The festival opens with the (free!) showing of Daft Punk’s odyssey from the brash kings of ‘French touch’ to the robot-headed, disco overlords of today. Expect lots of teasing about “the men behind the masks”, hordes of celebrities quite rightly, if self-servingly, gushing over them, and the burgeoning realization that Homework is still the best thing they ever did. CC.

Sing Me the Songs That Say I Love You: A Concert for Kate McGarrigle (Sunday, 17:30)

Kate McGarrigle’s death in 2010 was a major loss for folk music, and the musical family she left behind. Her children, Martha and Rufus Wainwright, have McGarrigle’s influence written all over their careers (sorry Loudon), which they drive home with this tribute concert from 2011. Brace yourself for added emotional intensity from personal photographs and anecdotes, and because no one does emotional intensity quite like the Wainwright/McGarrigle family. AF.

Industrial Soundtrack for the Urban Decay (Tuesday, 21:30)

It’s all in the name, really. If you’re into brutalist architecture, the clanging of metal, and that peculiarly British sense of liberation through grimness, this is the film for you. Starting with industrial legends like Throbbing Gristle and Cabaret Voltaire, the film looks at the influences and influence of the genre that bridged the gap between pop music, avant-garde art and post-modern theory. CC.

Ziggy Stardust and the Spiders from Mars (Tuesday, 21:45 and Sunday, 19:15)

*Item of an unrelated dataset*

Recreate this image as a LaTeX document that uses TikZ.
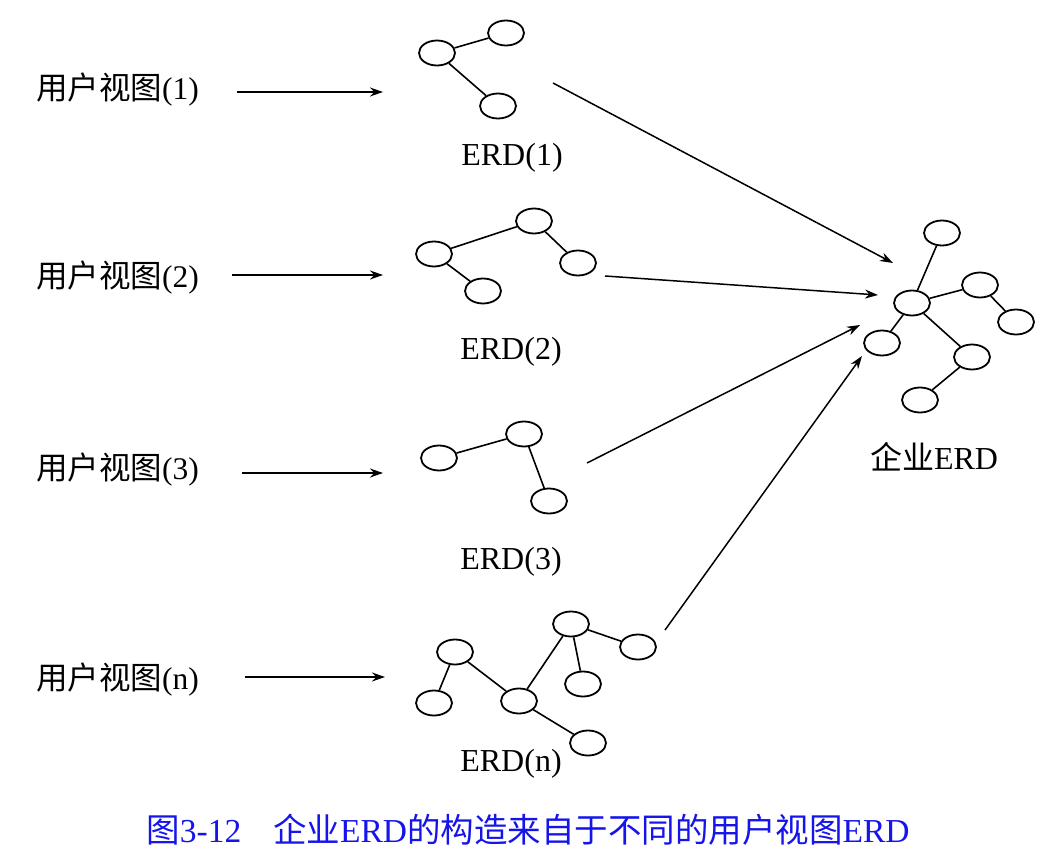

If you’re still feeling sad about Bowie, you can find one of a million rips of Cracked Actor on YouTube, or you can sit in on one of these screenings with a room full of other people sharing your feelings. This classic 1973 concert film is young Bowie in all of his technicolor splendor and still offers the right amount of weird more than 40 years later. We’re not saying we’ll cry during “Rock ‘n’ Roll Suicide,” but we’d appreciate it if you’d avert your eyes. AF.

The Possibilities Are Endless (Wednesday, 19:00)

Edwyn Collins is the former Orange Juice frontman, Postcard Records founder, and the guy behind “A Girl Like You,” which his been licensed a million times. His role as respected indie stalwart was nearly destroyed after a brain hemorrhage left him paralyzed down his right side and only able to say “yes,” “no,” his wife’s name, and “the possibilities are endless.” Yet Edwyn is still writing and recording music today, and this is the story of how. AF.

Mavis! (Thursday, 19:15)

Mavis Staples is surely one of the perfect subjects for a documentary film: a lifetime of music, civil-rights activism, and a never-ending string of collaborations with the great and the good in American music (her latest album includes songs written for her by Nick Cave, Neko Case and Bon Iver’s Justin Vernon). Take a gander and find out just why everyone wants to work with Mavis, and why Bob Dylan wanted to marry her. CC.

Hot Sugar’s Cold World (Thursday, 21:15)

After splitting up with his girlfriend, field-recording musician Hot Sugar goes hunting for new sounds in Paris. It sounds more like a Tao Lin novel than a music documentary, but if you didn’t convulse with rage while reading Taipei you can probably take this too. But I will admit that this film first sparked my interest because I was not expecting to read the names of both Jim Jarmusch and Neil deGrasse Tyson in the blurb. CC.

The Amazing Nina Simone (Friday, 19:15)

Look, the forthcoming Nina Simone biopic is a trash fire that’s already started smoldering. Forget it exists and look instead to this  semi-authorized documentary about Simone’s incredible work as a jazz singer, a protest singer, and a civil rights activist. It won’t downplay the controversy the music or the person; Simone was a complex character of the sort Americans could take inspiration from in an election year. Let’s not let that be upstaged by a controversial casting decision. AF.